Pesquisa científica inédita no Brasil analisa a eficácia da Cannabis no tratamento de enxaqueca

A Canopy Growth, uma das gigantes canadenses de Cannabis, e o Hospital Israelita Albert Einstein, centro de excelência em medicina, vão investir juntos em uma pesquisa inédita no Brasil. Com desenho e orçamento aprovado pela Anvisa (Agência de Vigilância Sanitária), o estudo clínico pretende analisar 110 pacientes com enxaqueca crônica, em tratamento convencional, mas sem grandes avanços nos resultados. O objetivo é testar a eficiência da Cannabis nestes casos.

Segundo a Organização Mundial de Saúde a enxaqueca é a 10ª doença mais incapacitante e atinge 15% da população mundial. As mulheres são as maiores vítimas. O número de casos entre elas é mais do que o dobro do que entre os homens, segundo o Ministério da Saúde do Brasil.

Muitos pacientes serão selecionados dentro do próprio banco de dados do hospital, pelo coordenador do estudo, Alexandre Kaup, neurologista especializado em cefaléias, distonias e espasticidades. Além de ser pesquisador clínico do Einstein, ele coordena o Departamento Científico de Neuroepidemiologia da Academia Brasileira de Neurologia. Mas isso não quer dizer que outras pessoas não possam participar. “O mais importante é o voluntário estar dentro dos critérios”, explica Kaup.

“Há mais de 150 tipos de cefaléias. Entram no estudo os casos crônicos. Trata-se de quadros graves que se repetem pelo menos três vezes por ano”, diz Kaup. “Entra nesta categoria a dor de cabeça persistente acompanhada de sintomas como náusea, fotofobia e irritabilidade provocada por barulho durante 15 dias ou mais.”

O neurologista Alexandre Kaup, especializado no tratamento de cefaléias, coordena a pesquisa com Cannabis no Einstein. (Foto: Divulgação)

“Vamos acabar com o argumento de que não existe pesquisa científica de Cannabis”, diz  o médico Wellington Briques, diretor global para a área médica da Canopy Growth, referindo-se ao argumento mais contundente contra o tratamento com as substâncias da planta.

No Brasil, a ciência já não é uma prioridade, mas perde ainda mais relevância aos olhos dos coordenadores das instituições quando objeto do estudo é a Cannabis. O plantio não é permitido nem para estudo nas universidades, com exceção das que estão no estado do Rio de Janeiro. A importação da matéria prima aumenta muito o orçamento, sem contar o preconceito sobre o tema..

Wellington Briques: idealizador da pesquisa. (Foto: Divulgação)

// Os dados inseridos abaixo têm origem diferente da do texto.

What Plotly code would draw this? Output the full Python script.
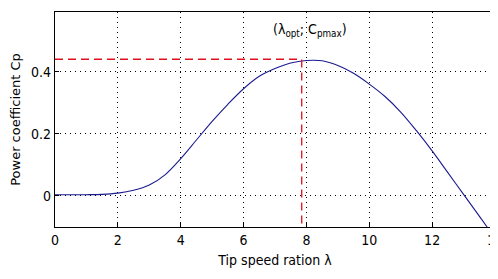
import plotly.graph_objects as go

lam = [0, 0.5, 1, 1.5, 2, 2.5, 3, 3.5, 4, 4.5, 5, 5.5, 6, 6.5, 7, 7.5, 8, 8.5,
       9, 9.5, 10, 10.5, 11, 11.5, 12, 12.5, 13, 13.5, 13.75]
cp = [0.004, 0.004, 0.004, 0.005, 0.009, 0.018, 0.035, 0.068, 0.12, 0.18, 0.24,
      0.295, 0.345, 0.385, 0.41, 0.428, 0.436, 0.435, 0.42, 0.395, 0.36, 0.32,
      0.27, 0.21, 0.145, 0.075, 0.005, -0.065, -0.1]
lam_opt = 7.85
cp_max = 0.44
x_ticks = [0, 2, 4, 6, 8, 10, 12, 14]
y_ticks = [0, 0.2, 0.4]
x_range = [0, 14]
y_range = [-0.1, 0.592]

FONT = "DejaVu Sans Condensed, Liberation Sans Narrow, Arial Narrow, sans-serif"

fig = go.Figure()
fig.add_trace(go.Scatter(x=lam, y=cp, mode="lines", line=dict(color="#1a1a90", width=1.1, shape="spline"),
                         showlegend=False))
fig.add_trace(go.Scatter(x=[x_range[0], lam_opt, lam_opt], y=[cp_max, cp_max, y_range[0]], mode="lines",
                         line=dict(color="#e0101e", width=1.3, dash="8px,5px"), showlegend=False))

fig.add_annotation(x=lam_opt + 0.25, y=0.535, xref="x", yref="y",
                   text="(λ<sub>opt</sub>; C<sub>pmax</sub>)", showarrow=False,
                   font=dict(family=FONT, size=14, color="black"))

axis_common = dict(showline=True, linecolor="black", linewidth=1.3, mirror=True,
                   ticks="inside", ticklen=4, tickcolor="black",
                   showgrid=True, gridcolor="black", griddash="1px,4px", gridwidth=1,
                   zeroline=False, tickfont=dict(family=FONT, size=14, color="black"),
                   ticklabeloverflow="allow")

fig.update_xaxes(range=x_range, tickvals=x_ticks, **axis_common,
                 title=dict(text="Tip speed ration λ", font=dict(family=FONT, size=14, color="black"), standoff=8))
fig.update_yaxes(range=y_range, tickvals=y_ticks, **axis_common,
                 title=dict(text="Power coefficient Cp", font=dict(family="DejaVu Sans, sans-serif", size=13, color="black"), standoff=8))

fig.update_layout(width=498, height=279, margin=dict(l=47, r=8, t=3, b=60),
                  plot_bgcolor="white", paper_bgcolor="white")

fig.write_html("out.html")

Briques foi o grande responsável pelo estudo se concretizar. Meu primeiro encontro com o médico foi em junho de 2019, quando a Canopy Growth anunciou a chegada no Brasil a um pequeno grupo de jornalistas durante coletiva. Ele era um dos executivos do grupo, mas chamava a atenção pela tranquilidade, simpatia, discrição e modos polidos de cavalheiro– mas principalmente por ter uma meta bem clara, a pesquisa científica.

Desde que chegou à São Paulo, o cenário econômico internacional mudou muito. O mercado de Cannabis passou por queda de vendas e grandes empresas como a Canopy tiveram de enxugar custos. Veio ainda a pandemia da Covid-19. Mesmo assim, Briques continuou firme sobre a necessidade das pesquisas científicas. “Temos muitas evidências clínicas nos consultórios que precisam ser confirmadas.”No início do mês, ele me ligou com a excelente notícia de que finalmente estava com o projeto redondo.

“O estudo será duplo cego. Metade receberá CBD (canabidiol) e THC (tetrahidrocanabidiol) e a outra metade,  placebo”, conta. O recrutamento de voluntários  já começou. Fique de olho, em 2021 começa a pesquisa com os pacientes selecionados que serão acompanhados por 1 ano.